* Problem requirements
Please transcribe the listing below in full and word for word, without its pictures.

++++++++++

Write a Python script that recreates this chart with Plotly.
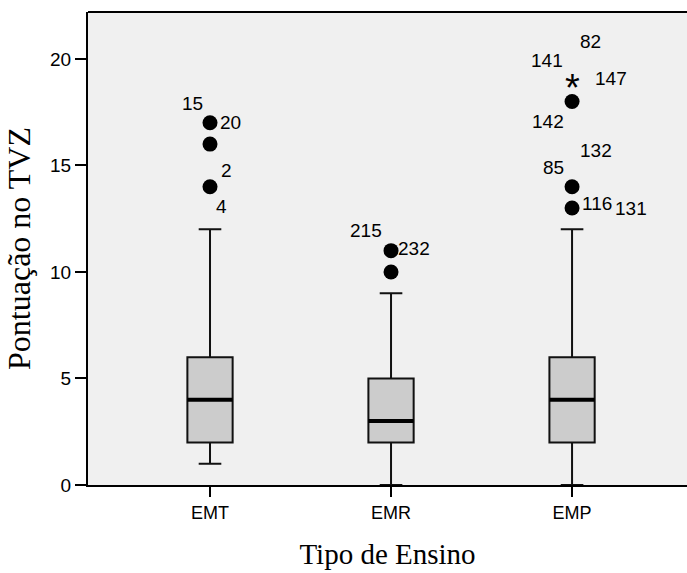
import plotly.graph_objects as go

# Box-plot summaries per school type
categories = ["EMT", "EMR", "EMP"]
q1 = [2, 2, 2]
medians = [4, 3, 4]
q3 = [6, 5, 6]
lower_whisker = [1, 0, 0]
upper_whisker = [12, 9, 12]

# Outliers (circles) and extremes (asterisks)
outlier_cat = ["EMT", "EMT", "EMT", "EMR", "EMR", "EMP", "EMP", "EMP"]
outlier_val = [17, 16, 14, 11, 10, 18, 14, 13]
extreme_cat = ["EMP"]
extreme_val = [19]

# Case-number labels attached to the outlying points
case_cat = ["EMT", "EMT", "EMT", "EMT", "EMR", "EMR",
            "EMP", "EMP", "EMP", "EMP", "EMP", "EMP", "EMP", "EMP"]
case_val = [17, 17, 14, 14, 11, 11,
            19, 19, 19, 18, 14, 14, 13, 13]
case_id = ["15", "20", "2", "4", "215", "232",
           "82", "141", "147", "142", "132", "85", "116", "131"]

# Pixel offsets of each case label relative to its point (dx right, dy down)
label_offsets = {
    "15": (-18, -19), "20": (20, 0), "2": (16, -16), "4": (11, 20),
    "215": (-25, -20), "232": (23, -2),
    "82": (18, -39), "141": (-25, -20), "147": (39, -2),
    "142": (-24, 20), "132": (24, -36), "85": (-19, -19),
    "116": (25, -5), "131": (59, 0),
}

BOX_W = 0.25
sans = "Liberation Sans, Arial, sans-serif"
serif = "Liberation Serif, Times New Roman, serif"

fig = go.Figure()

fig.add_trace(go.Box(
    x=categories,
    q1=q1, median=medians, q3=q3,
    lowerfence=lower_whisker, upperfence=upper_whisker,
    width=BOX_W,
    whiskerwidth=0.5,
    fillcolor="#cccccc",
    line=dict(color="#111111", width=2),
    boxpoints=False,
    showlegend=False,
    hoverinfo="skip",
))

fig.add_trace(go.Scatter(
    x=outlier_cat, y=outlier_val, mode="markers",
    marker=dict(symbol="circle", size=15, color="black"),
    showlegend=False, hoverinfo="skip", cliponaxis=False,
))

# Thicker median bars
for i, m in enumerate(medians):
    fig.add_shape(type="line", xref="x", yref="y",
                  x0=i - BOX_W / 2, x1=i + BOX_W / 2, y0=m, y1=m,
                  line=dict(color="black", width=4))

# Extreme values drawn as asterisks
for c, v in zip(extreme_cat, extreme_val):
    fig.add_annotation(x=c, y=v, xref="x", yref="y", text="*",
                       showarrow=False, font=dict(family=sans, size=38, color="black"),
                       yshift=-8)

for c, v, t in zip(case_cat, case_val, case_id):
    dx, dy = label_offsets[t]
    fig.add_annotation(x=c, y=v, xref="x", yref="y", text=t,
                       showarrow=False, xshift=dx, yshift=-dy,
                       font=dict(family=sans, size=19, color="black"))

# Top border of the plotting frame
fig.add_shape(type="line", xref="paper", yref="paper", x0=0, x1=1, y0=1, y1=1,
              line=dict(color="black", width=2))

fig.update_layout(
    width=687, height=573,
    margin=dict(l=88, r=0, t=12, b=88),
    paper_bgcolor="white",
    plot_bgcolor="#f0f0f0",
    xaxis=dict(
        range=[-0.674, 2.635],
        showgrid=False, zeroline=False,
        showline=True, linecolor="black", linewidth=2,
        ticks="outside", ticklen=10, tickwidth=2, tickcolor="black",
        tickfont=dict(family=sans, size=18, color="black"),
        title=dict(text="Tipo de Ensino", font=dict(family=serif, size=29, color="black"),
                   standoff=22),
    ),
    yaxis=dict(
        range=[0, 22.2],
        tickvals=[0, 5, 10, 15, 20],
        showgrid=False, zeroline=False,
        showline=True, linecolor="black", linewidth=2,
        ticks="outside", ticklen=11, tickwidth=2, tickcolor="black",
        tickfont=dict(family=sans, size=19, color="black"),
        title=dict(text="Pontuação no TVZ", font=dict(family=serif, size=32, color="black"),
                   standoff=10),
    ),
)

fig.write_html("out.html")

++++++++++

* Complete response
Write a Python script that recreates this chart with Plotly.
import plotly.graph_objects as go

# Box-plot summaries per school type
categories = ["EMT", "EMR", "EMP"]
q1 = [2, 2, 2]
medians = [4, 3, 4]
q3 = [6, 5, 6]
lower_whisker = [1, 0, 0]
upper_whisker = [12, 9, 12]

# Outliers (circles) and extremes (asterisks)
outlier_cat = ["EMT", "EMT", "EMT", "EMR", "EMR", "EMP", "EMP", "EMP"]
outlier_val = [17, 16, 14, 11, 10, 18, 14, 13]
extreme_cat = ["EMP"]
extreme_val = [19]

# Case-number labels attached to the outlying points
case_cat = ["EMT", "EMT", "EMT", "EMT", "EMR", "EMR",
            "EMP", "EMP", "EMP", "EMP", "EMP", "EMP", "EMP", "EMP"]
case_val = [17, 17, 14, 14, 11, 11,
            19, 19, 19, 18, 14, 14, 13, 13]
case_id = ["15", "20", "2", "4", "215", "232",
           "82", "141", "147", "142", "132", "85", "116", "131"]

# Pixel offsets of each case label relative to its point (dx right, dy down)
label_offsets = {
    "15": (-18, -19), "20": (20, 0), "2": (16, -16), "4": (11, 20),
    "215": (-25, -20), "232": (23, -2),
    "82": (18, -39), "141": (-25, -20), "147": (39, -2),
    "142": (-24, 20), "132": (24, -36), "85": (-19, -19),
    "116": (25, -5), "131": (59, 0),
}

BOX_W = 0.25
sans = "Liberation Sans, Arial, sans-serif"
serif = "Liberation Serif, Times New Roman, serif"

fig = go.Figure()

fig.add_trace(go.Box(
    x=categories,
    q1=q1, median=medians, q3=q3,
    lowerfence=lower_whisker, upperfence=upper_whisker,
    width=BOX_W,
    whiskerwidth=0.5,
    fillcolor="#cccccc",
    line=dict(color="#111111", width=2),
    boxpoints=False,
    showlegend=False,
    hoverinfo="skip",
))

fig.add_trace(go.Scatter(
    x=outlier_cat, y=outlier_val, mode="markers",
    marker=dict(symbol="circle", size=15, color="black"),
    showlegend=False, hoverinfo="skip", cliponaxis=False,
))

# Thicker median bars
for i, m in enumerate(medians):
    fig.add_shape(type="line", xref="x", yref="y",
                  x0=i - BOX_W / 2, x1=i + BOX_W / 2, y0=m, y1=m,
                  line=dict(color="black", width=4))

# Extreme values drawn as asterisks
for c, v in zip(extreme_cat, extreme_val):
    fig.add_annotation(x=c, y=v, xref="x", yref="y", text="*",
                       showarrow=False, font=dict(family=sans, size=38, color="black"),
                       yshift=-8)

for c, v, t in zip(case_cat, case_val, case_id):
    dx, dy = label_offsets[t]
    fig.add_annotation(x=c, y=v, xref="x", yref="y", text=t,
                       showarrow=False, xshift=dx, yshift=-dy,
                       font=dict(family=sans, size=19, color="black"))

# Top border of the plotting frame
fig.add_shape(type="line", xref="paper", yref="paper", x0=0, x1=1, y0=1, y1=1,
              line=dict(color="black", width=2))

fig.update_layout(
    width=687, height=573,
    margin=dict(l=88, r=0, t=12, b=88),
    paper_bgcolor="white",
    plot_bgcolor="#f0f0f0",
    xaxis=dict(
        range=[-0.674, 2.635],
        showgrid=False, zeroline=False,
        showline=True, linecolor="black", linewidth=2,
        ticks="outside", ticklen=10, tickwidth=2, tickcolor="black",
        tickfont=dict(family=sans, size=18, color="black"),
        title=dict(text="Tipo de Ensino", font=dict(family=serif, size=29, color="black"),
                   standoff=22),
    ),
    yaxis=dict(
        range=[0, 22.2],
        tickvals=[0, 5, 10, 15, 20],
        showgrid=False, zeroline=False,
        showline=True, linecolor="black", linewidth=2,
        ticks="outside", ticklen=11, tickwidth=2, tickcolor="black",
        tickfont=dict(family=sans, size=19, color="black"),
        title=dict(text="Pontuação no TVZ", font=dict(family=serif, size=32, color="black"),
                   standoff=10),
    ),
)

fig.write_html("out.html")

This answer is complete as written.